The results from the ball-on-disc tests are summarized in Table 1. The average friction coefficient decreased significantly with the addition of C60, reaching a minimum of 0.0801 at 400 ppm concentration—a 71.1% reduction compared to the base lubricant. However, at 500 ppm, the friction coefficient increased, likely due to nanoparticle agglomeration. This demonstrates that an optimal concentration of C60 is critical for maximizing lubricity in gear shaft applications.

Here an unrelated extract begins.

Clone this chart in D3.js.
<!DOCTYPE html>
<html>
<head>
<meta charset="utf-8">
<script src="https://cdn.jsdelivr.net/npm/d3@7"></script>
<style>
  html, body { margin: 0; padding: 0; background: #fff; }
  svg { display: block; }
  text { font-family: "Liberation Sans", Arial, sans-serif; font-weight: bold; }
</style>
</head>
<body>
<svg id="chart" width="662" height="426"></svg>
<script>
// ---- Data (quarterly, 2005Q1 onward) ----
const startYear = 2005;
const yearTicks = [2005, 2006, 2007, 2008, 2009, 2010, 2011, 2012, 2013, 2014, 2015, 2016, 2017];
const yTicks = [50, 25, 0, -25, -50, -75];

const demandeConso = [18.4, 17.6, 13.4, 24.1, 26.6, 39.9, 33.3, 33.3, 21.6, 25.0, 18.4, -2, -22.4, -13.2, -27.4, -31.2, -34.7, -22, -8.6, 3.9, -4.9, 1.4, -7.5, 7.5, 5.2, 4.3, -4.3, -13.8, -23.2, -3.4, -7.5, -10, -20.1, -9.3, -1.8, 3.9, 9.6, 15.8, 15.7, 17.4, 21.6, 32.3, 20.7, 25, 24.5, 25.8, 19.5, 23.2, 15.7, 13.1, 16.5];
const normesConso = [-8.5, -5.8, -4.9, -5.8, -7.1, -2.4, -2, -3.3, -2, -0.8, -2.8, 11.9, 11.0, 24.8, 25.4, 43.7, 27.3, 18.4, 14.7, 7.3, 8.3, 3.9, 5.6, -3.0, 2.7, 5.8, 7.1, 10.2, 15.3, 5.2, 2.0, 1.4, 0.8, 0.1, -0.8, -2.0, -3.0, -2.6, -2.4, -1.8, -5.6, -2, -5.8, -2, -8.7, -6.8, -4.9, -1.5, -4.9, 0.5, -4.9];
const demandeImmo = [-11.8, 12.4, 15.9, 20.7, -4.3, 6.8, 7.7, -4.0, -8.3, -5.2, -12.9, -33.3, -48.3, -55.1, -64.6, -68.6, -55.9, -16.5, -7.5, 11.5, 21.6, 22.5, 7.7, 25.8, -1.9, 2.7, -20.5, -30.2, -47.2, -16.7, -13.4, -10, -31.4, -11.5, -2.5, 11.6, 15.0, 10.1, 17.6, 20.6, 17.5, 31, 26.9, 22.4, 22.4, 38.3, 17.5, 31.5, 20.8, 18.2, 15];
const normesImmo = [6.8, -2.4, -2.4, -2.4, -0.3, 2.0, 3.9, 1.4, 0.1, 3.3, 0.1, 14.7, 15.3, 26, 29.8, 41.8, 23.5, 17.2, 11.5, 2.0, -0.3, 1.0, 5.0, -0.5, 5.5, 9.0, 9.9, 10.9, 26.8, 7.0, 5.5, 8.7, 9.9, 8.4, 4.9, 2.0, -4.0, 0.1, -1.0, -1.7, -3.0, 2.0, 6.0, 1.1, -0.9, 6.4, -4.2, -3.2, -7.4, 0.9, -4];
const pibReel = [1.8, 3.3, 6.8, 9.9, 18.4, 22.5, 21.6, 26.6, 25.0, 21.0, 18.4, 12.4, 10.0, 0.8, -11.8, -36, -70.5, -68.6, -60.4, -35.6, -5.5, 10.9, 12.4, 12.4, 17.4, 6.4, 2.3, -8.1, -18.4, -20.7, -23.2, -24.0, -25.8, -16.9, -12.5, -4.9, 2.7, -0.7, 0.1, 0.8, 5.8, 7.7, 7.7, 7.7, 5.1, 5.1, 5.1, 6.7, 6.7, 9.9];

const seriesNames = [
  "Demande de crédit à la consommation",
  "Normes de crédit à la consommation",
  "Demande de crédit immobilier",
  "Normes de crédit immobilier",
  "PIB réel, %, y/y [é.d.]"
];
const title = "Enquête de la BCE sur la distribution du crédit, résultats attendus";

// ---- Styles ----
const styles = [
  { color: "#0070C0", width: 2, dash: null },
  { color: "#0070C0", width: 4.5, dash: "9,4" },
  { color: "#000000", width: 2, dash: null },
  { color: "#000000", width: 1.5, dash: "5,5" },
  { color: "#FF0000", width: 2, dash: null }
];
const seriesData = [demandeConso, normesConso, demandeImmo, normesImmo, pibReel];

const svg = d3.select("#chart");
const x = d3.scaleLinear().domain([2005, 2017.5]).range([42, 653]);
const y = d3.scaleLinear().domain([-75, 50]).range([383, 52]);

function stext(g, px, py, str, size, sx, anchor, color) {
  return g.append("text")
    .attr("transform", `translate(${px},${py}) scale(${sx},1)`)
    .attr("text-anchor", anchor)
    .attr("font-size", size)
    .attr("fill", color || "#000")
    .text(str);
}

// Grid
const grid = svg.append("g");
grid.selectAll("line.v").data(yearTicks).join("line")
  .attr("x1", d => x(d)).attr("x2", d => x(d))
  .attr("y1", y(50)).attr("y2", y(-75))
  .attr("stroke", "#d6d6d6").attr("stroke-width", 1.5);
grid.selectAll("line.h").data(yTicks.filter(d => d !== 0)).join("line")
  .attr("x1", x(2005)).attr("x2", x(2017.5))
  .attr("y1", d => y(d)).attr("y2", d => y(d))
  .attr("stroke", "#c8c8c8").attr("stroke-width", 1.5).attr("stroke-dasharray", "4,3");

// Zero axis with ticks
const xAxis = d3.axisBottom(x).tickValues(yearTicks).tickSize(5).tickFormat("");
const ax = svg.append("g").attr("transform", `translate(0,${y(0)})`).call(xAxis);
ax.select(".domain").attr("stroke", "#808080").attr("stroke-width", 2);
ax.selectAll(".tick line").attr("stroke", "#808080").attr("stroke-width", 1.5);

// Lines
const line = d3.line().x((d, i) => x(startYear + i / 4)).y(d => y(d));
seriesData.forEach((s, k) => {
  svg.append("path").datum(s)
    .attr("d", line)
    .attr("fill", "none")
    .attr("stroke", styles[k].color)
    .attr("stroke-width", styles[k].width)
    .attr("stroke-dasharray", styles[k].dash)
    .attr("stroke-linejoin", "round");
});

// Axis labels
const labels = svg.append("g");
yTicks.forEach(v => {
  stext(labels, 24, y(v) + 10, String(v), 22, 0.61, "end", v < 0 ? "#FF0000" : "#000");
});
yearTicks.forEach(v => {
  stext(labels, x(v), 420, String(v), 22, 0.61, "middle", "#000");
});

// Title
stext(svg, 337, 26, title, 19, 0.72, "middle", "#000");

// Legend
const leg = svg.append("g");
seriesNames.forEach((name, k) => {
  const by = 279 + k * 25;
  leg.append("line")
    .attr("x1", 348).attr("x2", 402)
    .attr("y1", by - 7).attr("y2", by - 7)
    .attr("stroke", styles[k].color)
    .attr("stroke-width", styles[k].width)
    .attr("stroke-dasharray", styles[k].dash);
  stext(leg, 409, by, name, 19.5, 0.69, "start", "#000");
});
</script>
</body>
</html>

| Group | C60 Concentration (ppm) | Average Friction Coefficient | Reduction (%) |
|---|---|---|---|
| 1 | 0 | 0.2769 | – |
| 2 | 100 | 0.0917 | 66.9 |
| 3 | 200 | 0.1008 | 63.6 |
| 4 | 300 | 0.0992 | 64.2 |
| 5 | 400 | 0.0801 | 71.1 |
| 6 | 500 | 0.1064 | 61.6 |
SEM analysis of the wear scars revealed that surfaces lubricated with C60-enriched oil exhibited shallower and smaller wear tracks compared to those with the base lubricant. This indicates that C60 nano-spheres form a protective film, reducing direct metal-to-metal contact and minimizing wear on the gear shaft. The “rolling bearing” effect of C60 particles can be modeled by considering the reduction in shear stress:
$$ \tau = \mu \sigma $$
where \( \tau \) is the shear stress and \( \sigma \) is the normal stress. With C60 additives, the effective \( \mu \) decreases, leading to lower \( \tau \) and thus less wear.

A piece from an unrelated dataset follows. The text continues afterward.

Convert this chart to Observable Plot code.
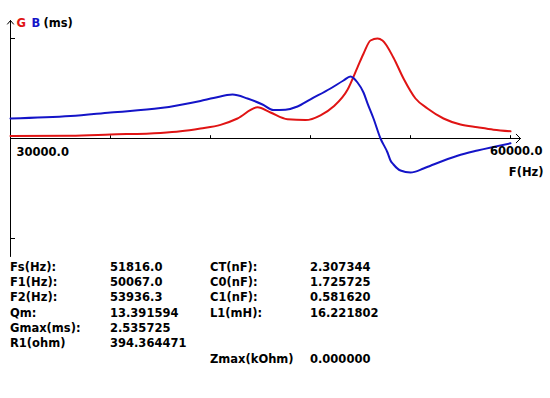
<!DOCTYPE html>
<html>
<head>
<meta charset="utf-8">
<script src="https://cdn.jsdelivr.net/npm/d3@7"></script>
<script src="https://cdn.jsdelivr.net/npm/@observablehq/plot@0.6"></script>
<style>
  html, body { margin: 0; padding: 0; background: #fff; }
  #wrap { width: 550px; height: 398px; position: relative; font-family: "DejaVu Sans", sans-serif; font-weight: bold; font-size: 11.5px; color: #000; }
  .tbl { position: relative; line-height: 15.2px; padding-top: 2px; }
  .row { position: relative; height: 15.2px; white-space: nowrap; }
  .row span { position: absolute; top: 0; }
</style>
</head>
<body>
<div id="wrap"></div>
<script>
// Frequency sweep (Hz)
const redFreq = [30000, 33600, 36000, 39000, 40200, 41400, 42600, 43620, 44820, 45600, 46620, 47700, 48600, 49380, 50220, 50820, 51180, 51600, 52020, 52320, 52980, 53580, 54300, 55020, 55980, 57000, 58020, 58980, 60000];
// Conductance G (ms)
const redG = [0.06, 0.07, 0.10, 0.14, 0.18, 0.25, 0.34, 0.50, 0.78, 0.65, 0.48, 0.46, 0.58, 0.80, 1.22, 1.78, 2.12, 2.45, 2.50, 2.45, 2.02, 1.50, 1.00, 0.75, 0.50, 0.35, 0.28, 0.22, 0.18];

const blueFreq = [30000, 33600, 36000, 39000, 41400, 42180, 43320, 44220, 45120, 45780, 46500, 47220, 48000, 49200, 49980, 50400, 50820, 51180, 51420, 51780, 52200, 52620, 52800, 52980, 53400, 54000, 54780, 55200, 56820, 58020, 60000];
// Susceptance B (ms)
const blueB = [0.50, 0.56, 0.65, 0.76, 0.94, 1.01, 1.10, 1.00, 0.85, 0.71, 0.72, 0.80, 0.98, 1.25, 1.45, 1.55, 1.40, 1.15, 0.88, 0.50, 0.00, -0.35, -0.55, -0.65, -0.80, -0.85, -0.75, -0.68, -0.43, -0.30, -0.12];

const xDomain = [30000, 60000];
const yDomain = [-2.95, 2.95];
const xAxisEnd = 60600;
const xTicks = [36000, 42000, 48000, 54000, 60000];
const yTicks = [2.5, -2.5];
const xLabelLeft = "30000.0";
const xLabelRight = "60000.0";
const xTitle = "F(Hz)";
const yTitleParts = ["G", "B", "(ms)"];

const tableLeftLabels = ["Fs(Hz):", "F1(Hz):", "F2(Hz):", "Qm:", "Gmax(ms):", "R1(ohm)", ""];
const tableLeftValues = ["51816.0", "50067.0", "53936.3", "13.391594", "2.535725", "394.364471", ""];
const tableRightLabels = ["CT(nF):", "C0(nF):", "C1(nF):", "L1(mH):", "", "", "Zmax(kOhm)"];
const tableRightValues = ["2.307344", "1.725725", "0.581620", "16.221802", "", "", "0.000000"];

const RED = "#e01414";
const BLUE = "#1414c8";

const red = redFreq.map((f, i) => ({f, v: redG[i]}));
const blue = blueFreq.map((f, i) => ({f, v: blueB[i]}));

const font = {fontFamily: "DejaVu Sans", fontWeight: "bold", fontSize: 11.5};

const chart = Plot.plot({
  width: 550,
  height: 258,
  marginLeft: 10,
  marginRight: 40,
  marginTop: 20,
  marginBottom: 2,
  x: {domain: xDomain, axis: null},
  y: {domain: yDomain, axis: null},
  style: {background: "#fff", fontFamily: "DejaVu Sans", fontWeight: "bold", fontSize: "11.5px", overflow: "visible"},
  marks: [
    // axes
    Plot.arrow([0], {x1: xDomain[0], x2: xAxisEnd, y1: 0, y2: 0, stroke: "#000", strokeWidth: 1, headLength: 9, headAngle: 90}),
    Plot.arrow([0], {x1: xDomain[0], x2: xDomain[0], y1: yDomain[0], y2: yDomain[1], stroke: "#000", strokeWidth: 1, headLength: 7, headAngle: 80}),
    Plot.ruleX(xTicks, {x: d => d, y1: 0, y2: 0.07, stroke: "#000"}),
    Plot.ruleY(yTicks, {y: d => d, x1: xDomain[0], x2: xDomain[0] + 300, stroke: "#000"}),
    // curves
    Plot.line(red, {x: "f", y: "v", stroke: RED, strokeWidth: 2, curve: "monotone-x"}),
    Plot.line(blue, {x: "f", y: "v", stroke: BLUE, strokeWidth: 2, curve: "monotone-x"}),
    // labels
    Plot.text([xLabelLeft], {x: xDomain[0], y: 0, text: d => d, dx: 6, dy: 14, textAnchor: "start", lineAnchor: "middle", fill: "#000", ...font}),
    Plot.text([xLabelRight], {x: xDomain[1], y: 0, text: d => d, dx: 32, dy: 13, textAnchor: "end", lineAnchor: "middle", fill: "#000", ...font}),
    Plot.text([xTitle], {x: xDomain[1], y: 0, text: d => d, dx: 33, dy: 34, textAnchor: "end", lineAnchor: "middle", fill: "#000", ...font}),
    Plot.text([yTitleParts[0]], {frameAnchor: "top-left", text: d => d, dx: 6, dy: 3, textAnchor: "start", lineAnchor: "middle", fill: RED, ...font}),
    Plot.text([yTitleParts[1]], {frameAnchor: "top-left", text: d => d, dx: 21, dy: 3, textAnchor: "start", lineAnchor: "middle", fill: BLUE, ...font}),
    Plot.text([yTitleParts[2]], {frameAnchor: "top-left", text: d => d, dx: 33, dy: 3, textAnchor: "start", lineAnchor: "middle", fill: "#000", ...font})
  ]
});

const wrap = document.getElementById("wrap");
wrap.appendChild(chart);

const tbl = document.createElement("div");
tbl.className = "tbl";
tableLeftLabels.forEach((lab, i) => {
  const row = document.createElement("div");
  row.className = "row";
  if (i === 6) row.style.marginTop = "1px";
  const cols = [[lab, 10], [tableLeftValues[i], 110], [tableRightLabels[i], 210], [tableRightValues[i], 310]];
  cols.forEach(([t, x]) => {
    const s = document.createElement("span");
    s.textContent = t;
    s.style.left = x + "px";
    row.appendChild(s);
  });
  tbl.appendChild(row);
});
wrap.appendChild(tbl);
</script>
</body>
</html>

To validate these findings in a real-world scenario, fatigue wear tests were conducted on planetary gear shafts using a transmission assembly fatigue life test bench. The planetary gear shaft, made of 20CrMnTi, was subjected to break-in and gear-shifting cycles under controlled conditions. Two sets of tests were performed: one with the base lubricant and another with C60-enriched lubricant (400 ppm). The break-in conditions included forward and reverse rotation with an input torque of ±182.5 N·m, input speed of ±9000 rpm, and output speed of ±749.3 rpm over 1.5 hours. Gear-shifting tests involved multiple cycles at specific torques and speeds, as detailed in Table 2.
| Gear | Input Torque (N·m) | Input Speed (rpm) | Output Speed (rpm) | Total Time (h) | Cycle Time |
|---|---|---|---|---|---|
| 1 | 365 | 5939 | 494.4 | 3.1 | 18 min 36 s |
| 2 | 365 | -5939 | -494.4 | 6.3 | 37 min 48 s |
After 10 cycles totaling 9.5 hours, wear depth on the planetary gear shaft was measured at both ends. The results, shown in Table 3, indicate that the C60-enriched lubricant reduced wear by approximately 60% compared to the base lubricant. This significant improvement underscores the effectiveness of C60 in protecting gear shafts under dynamic loading conditions.

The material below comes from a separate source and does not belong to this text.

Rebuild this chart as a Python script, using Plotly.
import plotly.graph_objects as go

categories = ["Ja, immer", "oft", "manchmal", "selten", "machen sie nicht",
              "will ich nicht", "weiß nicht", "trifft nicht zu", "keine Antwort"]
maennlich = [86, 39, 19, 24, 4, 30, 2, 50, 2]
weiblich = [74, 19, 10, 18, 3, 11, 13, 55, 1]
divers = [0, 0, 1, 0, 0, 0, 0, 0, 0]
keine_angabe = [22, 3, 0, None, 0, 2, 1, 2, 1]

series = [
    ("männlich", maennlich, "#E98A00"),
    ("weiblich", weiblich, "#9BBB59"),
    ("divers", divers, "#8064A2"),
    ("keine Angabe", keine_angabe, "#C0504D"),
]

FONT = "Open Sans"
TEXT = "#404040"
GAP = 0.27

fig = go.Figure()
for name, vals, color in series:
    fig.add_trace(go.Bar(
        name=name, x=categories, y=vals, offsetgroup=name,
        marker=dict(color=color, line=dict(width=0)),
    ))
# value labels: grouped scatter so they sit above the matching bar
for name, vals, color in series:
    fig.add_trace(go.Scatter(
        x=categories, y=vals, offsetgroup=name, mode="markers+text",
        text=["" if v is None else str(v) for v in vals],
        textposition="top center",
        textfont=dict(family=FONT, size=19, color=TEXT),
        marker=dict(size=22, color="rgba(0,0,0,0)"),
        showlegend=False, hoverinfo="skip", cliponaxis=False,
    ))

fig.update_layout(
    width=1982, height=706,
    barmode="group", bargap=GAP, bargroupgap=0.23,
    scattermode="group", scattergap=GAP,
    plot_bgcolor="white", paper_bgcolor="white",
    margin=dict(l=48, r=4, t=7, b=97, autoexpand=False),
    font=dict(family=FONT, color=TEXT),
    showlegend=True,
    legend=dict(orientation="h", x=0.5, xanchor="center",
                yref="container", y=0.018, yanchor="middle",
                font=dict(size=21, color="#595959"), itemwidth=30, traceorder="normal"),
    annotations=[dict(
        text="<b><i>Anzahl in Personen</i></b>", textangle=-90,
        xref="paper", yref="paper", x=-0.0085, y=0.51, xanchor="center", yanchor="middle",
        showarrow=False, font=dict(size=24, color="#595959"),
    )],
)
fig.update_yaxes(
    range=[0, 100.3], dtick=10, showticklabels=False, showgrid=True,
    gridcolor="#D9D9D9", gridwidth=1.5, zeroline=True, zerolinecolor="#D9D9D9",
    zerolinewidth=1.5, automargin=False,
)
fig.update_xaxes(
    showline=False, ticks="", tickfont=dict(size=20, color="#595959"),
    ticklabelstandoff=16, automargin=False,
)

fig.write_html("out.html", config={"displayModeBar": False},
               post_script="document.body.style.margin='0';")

| Gear Shaft Location | Wear Depth with Base Lubricant (mm) | Wear Depth with C60 Lubricant (mm) | Reduction (%) |
|---|---|---|---|
| Left End | 0.013 | 0.005 | 61.5 |
| Right End | 0.010 | 0.004 | 60.0 |
The anti-wear mechanism of fullerene C60 in gear shaft lubrication can be attributed to several factors. First, the spherical nanoparticles act as micro-bearings, converting sliding friction into rolling friction, which inherently has a lower coefficient. This effect can be described by the relationship:
$$ \mu_{\text{eff}} = \mu_s – \Delta \mu_r $$
where \( \mu_{\text{eff}} \) is the effective friction coefficient, \( \mu_s \) is the sliding friction coefficient, and \( \Delta \mu_r \) is the reduction due to rolling. Second, C60 particles fill micro-asperities on the gear shaft surface, forming a protective film that reduces direct contact. The film’s durability can be modeled using the concept of load-bearing capacity:
$$ W = \frac{F_n}{A_c} $$
where \( W \) is the load per unit area and \( A_c \) is the real contact area. With C60, \( A_c \) increases, distributing load more evenly and reducing stress concentrations.
Furthermore, the dispersion stability of C60 in lubricants is crucial for long-term performance. Agglomeration at high concentrations (e.g., 500 ppm) can lead to increased friction, as observed in our tests. The critical concentration for optimal dispersion can be derived from the DLVO theory, considering van der Waals forces and electrostatic repulsion:
$$ V_T = V_A + V_R $$
where \( V_T \) is the total interaction energy, \( V_A \) is the attractive potential, and \( V_R \) is the repulsive potential. At optimal concentrations, \( V_R \) dominates, preventing agglomeration and maintaining lubricity.
In practical applications, such as automotive differentials, the planetary gear shaft is subjected to cyclic stresses and varying speeds. The integration of C60 additives can extend the service life of these components by minimizing wear and friction. For instance, the wear rate of a gear shaft under lubricated conditions can be expressed as:
$$ \frac{dV}{dt} = k’ \frac{F_n v}{H} $$
where \( v \) is the sliding velocity. With C60, the wear coefficient \( k’ \) decreases, leading to a lower wear rate. This is particularly beneficial in high-speed gear shafts, where thermal effects and surface degradation are concerns.
Our findings align with previous research on nano-lubricants, highlighting the importance of nanoparticle morphology and concentration. The spherical shape of C60 facilitates easy rolling, while its high strength resists deformation under load. Compared to other additives like graphite or metal nanoparticles, C60 offers a unique combination of low friction and environmental friendliness, making it suitable for advanced gear shaft systems in aerospace, automotive, and industrial machinery.
In conclusion, fullerene C60 nano-carbon spheres significantly enhance the anti-wear and friction-reduction properties of lubricants for planetary gear shafts. The ball-on-disc tests demonstrated a friction coefficient reduction of up to 71.1% at 400 ppm concentration, while fatigue wear tests showed a 60% decrease in wear depth. These results validate the potential of C60 as a high-performance lubricant additive, contributing to improved efficiency and durability of gear shafts in mechanical transmissions. Future work will focus on optimizing dispersion techniques and exploring synergistic effects with other nanomaterials to further advance lubricant technology.